Mayor Nutter has been boasting about the number of construction cranes appearing on the Philadelphia skyline, a sign of the city’s renewal after a long, hard recession. One more arrived Wednesday at the Goldtex site in the Loft District, which since March has been under virtual siege by union protesters.
It was not exactly welcomed with open arms.
The former factory building at 12th and Wood Streets has been the scene of an extraordinary standoff between the Pestronk brothers, two young apartment developers who are challenging the city’s labor traditions by employing a partially union workforce, and a large contingent of construction workers dispatched by the Building Trades Council, an umbrella group for the city’s unions. One wants to keep costs down by using some nonunion labor, the other wants to keep wages up by retaining the closed shop.
Since the protest began, getting equipment and supplies delivered to the site has become a test of wills.
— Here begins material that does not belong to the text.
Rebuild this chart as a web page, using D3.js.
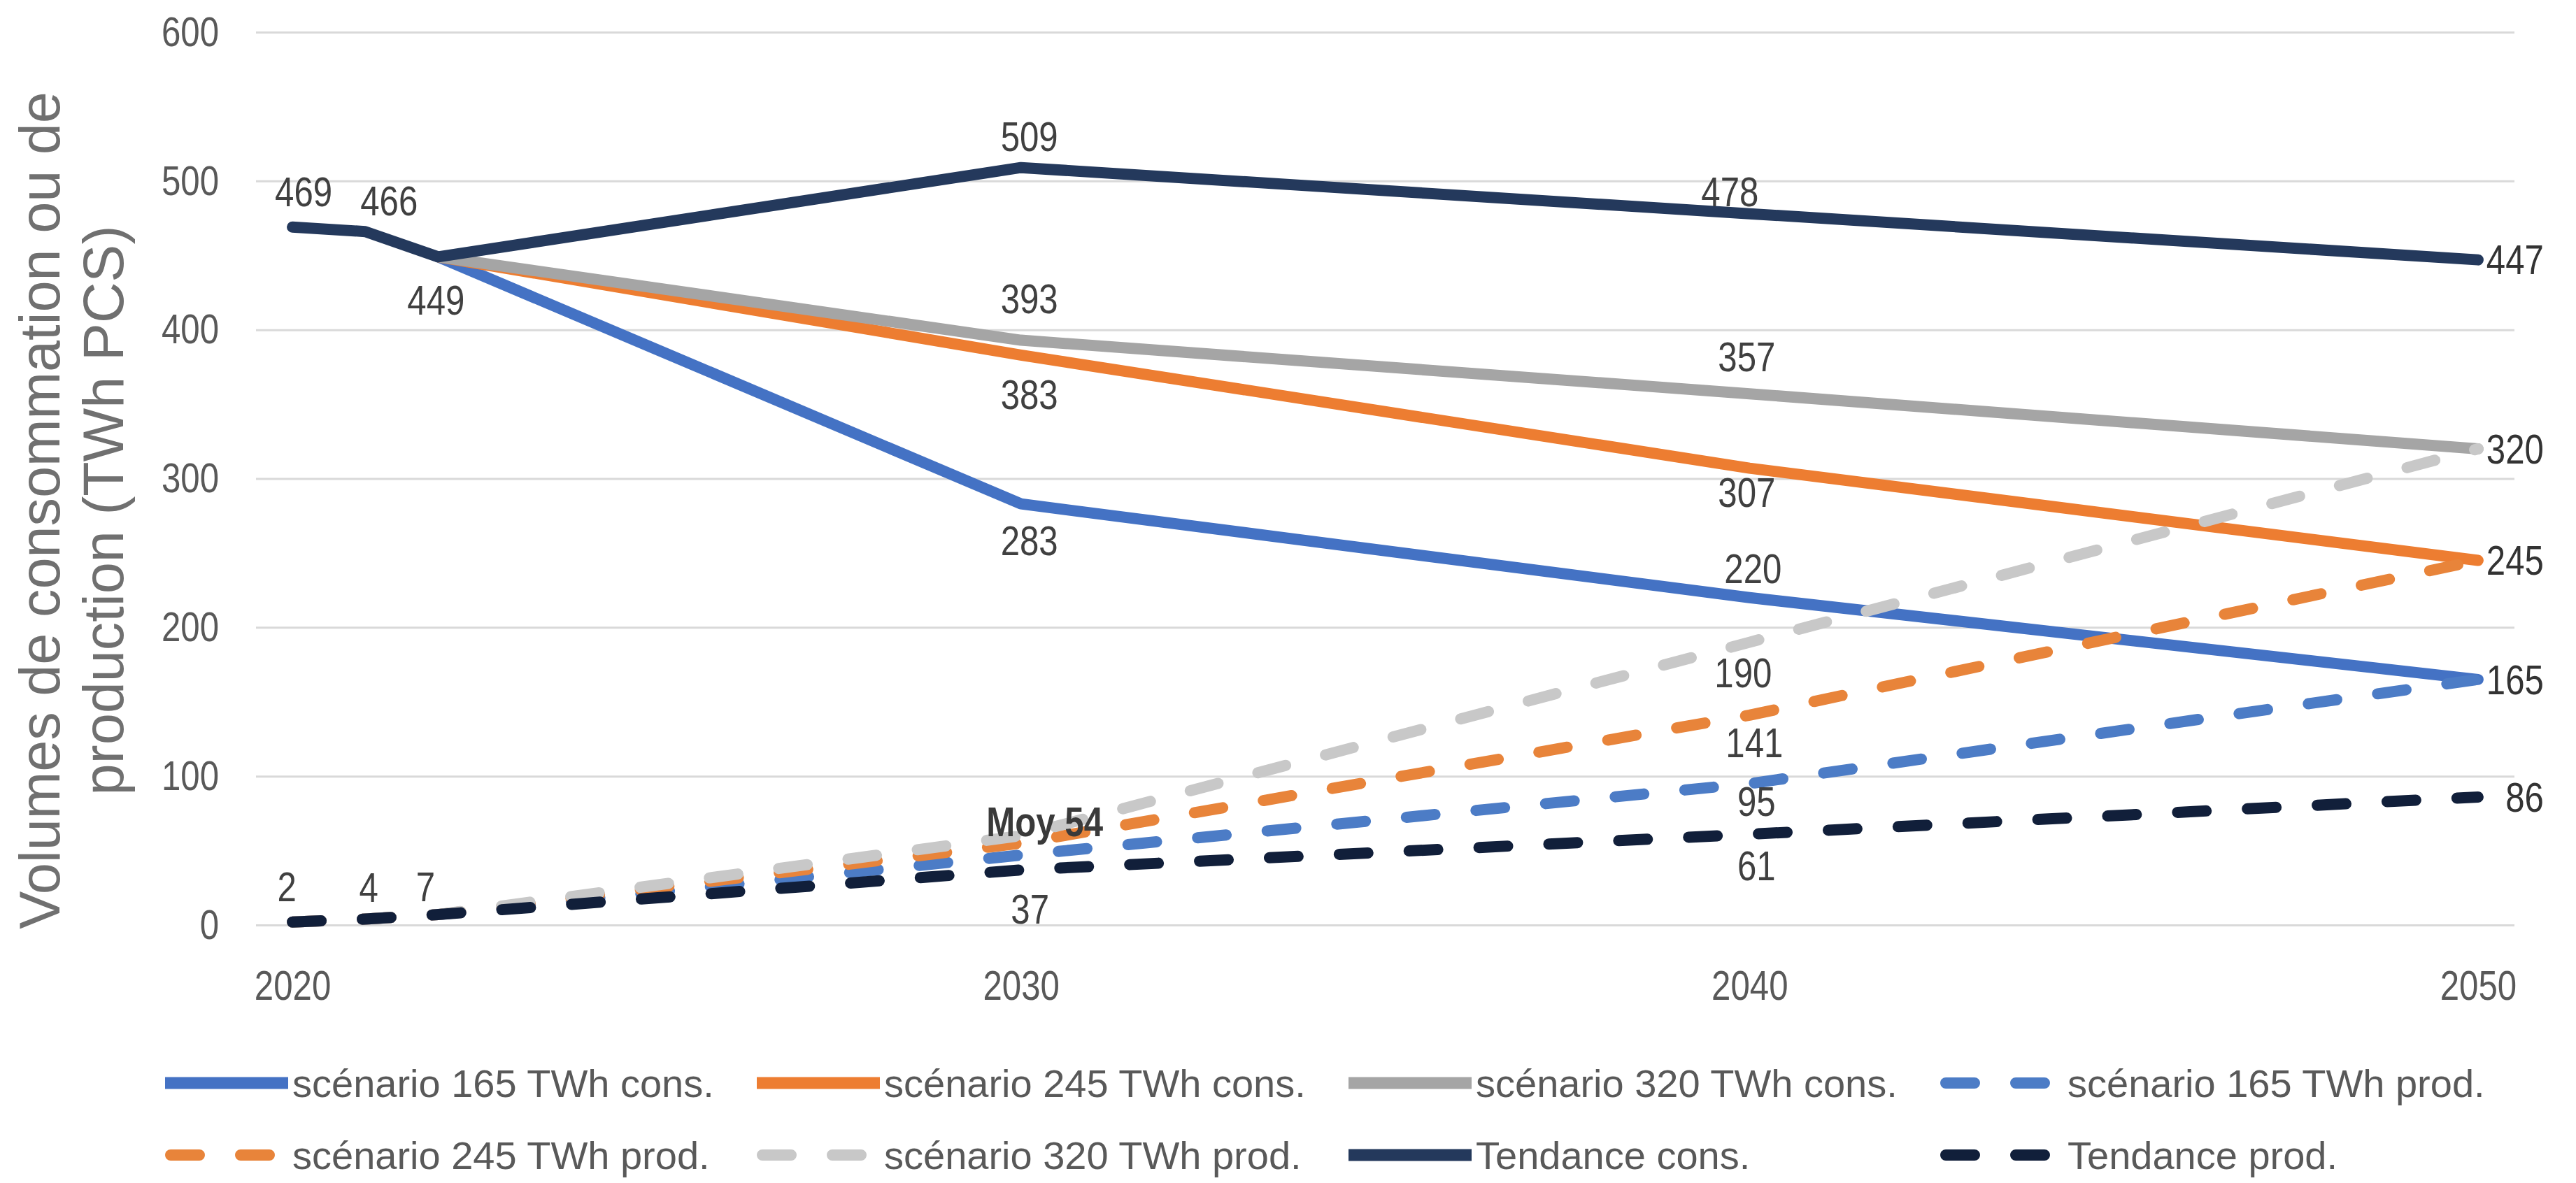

Every time a Pestronk truck turns off the Vine Street Expressway, it is greeted by a phalanx of protesters, who shuffle slowly in front of it, blocking its path for hours. Some suppliers have turned back rather than confront the union workers. Although the tactic falls into a gray area of legality, the Nutter administration has not moved to stop it.
To avoid the same fate for a crucial crane delivery, the Pestronks said they devised an elaborate ruse to distract the protesters long enough to sneak the machine onto the building site. The operation required days of planning, a decoy truck, a private force of armed guards, and an extra complement of city police.
The measures cost them an additional $30,000 on top of the normal $20,000 price, according to Michael Pestronk, 31, who runs Post Bros. Apartments with his older brother, Matt, 35. But they said the ploy was worth it: The crane settled into its berth without incident about 11:30 a.m. Overall, they say, they’re saving 25 percent with nonunion workers, even though they’ve had to hire a private security force and resort to such extreme measures to get supplies.